By Ana Schuber
So, here in the middle, actually right up on the final run toward the mid-term 2018 elections, it was amazing to see a political advertisement that turned the standard dialogue about women running for office on its head. Paid for by the Serve America PAC, a democratic effort, this ad features eight first time congressional female candidates running across the United States for elected office. You should watch it here:
I have a long and varied path from my early identification as a feminist in the 1960s to the present Pussy Hat wearing throng of women with political ambition or political desire. This ad was new.
Seeing the ad for the first time on FaceBook, my old feminist heart leapt at the visual of these women, all having served America either through military service (Marines, Navy or Air Force) or governmental service (CIA). They spoke of their service in combat, as leaders, in high-powered jobs and their desire to continue to serve their country through political service.
First impressions being what they are and quite frankly after forty years of the old dialogue about the “little ladies” running for office. I was blown away and amazed at this political advertisement. I smiled and re-posted it to several feminist friends and colleagues and planned to show the ad to my undergraduate students in triumph of a new wave of possible women candidates who could win with such a message.

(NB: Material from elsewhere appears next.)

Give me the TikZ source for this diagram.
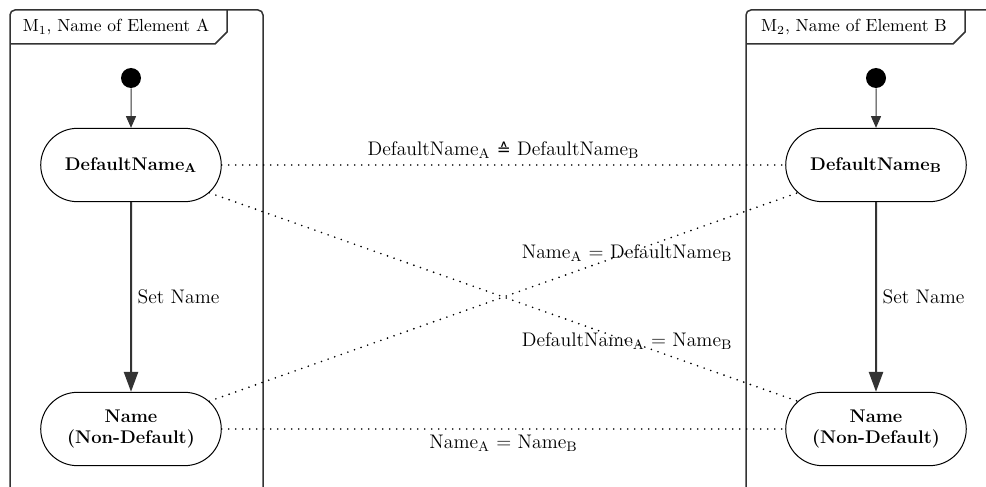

But then, the scholar in me woke up and shoved aside the feminist and I started wondering what I would say to my students. The language of this ad was different than any other “woman’s” political ad that I had ever seen. They were using the language that is usually associated with male power. They were talking about flying combat planes, leading men and women into battle, leading men and women on a huge ship, working in a male dominated investigation unit. The linguistic images were those of men. Hold on a minute. Feminists have been fighting the image of nature versus nurture for hundreds of years and endless reams of scholarship attempting to level the playing field for both men and women. Scholars like Sherry B Ortner (see her article “Is Female to Male as Nature is to Culture”) associate women’s lack of social or cultural power to the fact that women are considered closer to nature due to their ability to give birth and nurture children. Men are typically identified with the power associated with the protection of weaker women and children through aggression and battle. This political ad was using what many would consider male language. Rather than considering women equal to men, was this not a usurpation of “male” language just to get females elected?
As women have been afforded secondary status historically, this ad leaves us with an incredible predicament because women are not unilaterally one thing across the globe and when it comes to the concept of power there are even more complexities. It seems that we have finally begun to un-separate the “duties” of men and women in culture and un-tangle the gendered language used to understand what power is acceptable within culture. More importantly, what does it say if these women win in the mid-term election of 2018? Do women have to usurp the heretofore language of male “power” in order to win? What does this say about a woman who occupies a “traditional” woman’s job in culture such as school teacher, non-profit worker or librarian? Is female “power” now only afforded to those women who have “made it” in traditional male jobs such as combat or the CIA? That seems to be the message of this political ad.
When all these ideas came rushing into my head, I was suddenly mad. Minutes before, I was ready to run out and vote and champion this moment and minutes later I was grumpy and back to my typical “HOW LONG WILL IT TAKE?” mood. In the long run, what happens if women win using what is considered male language, and what are the consequences?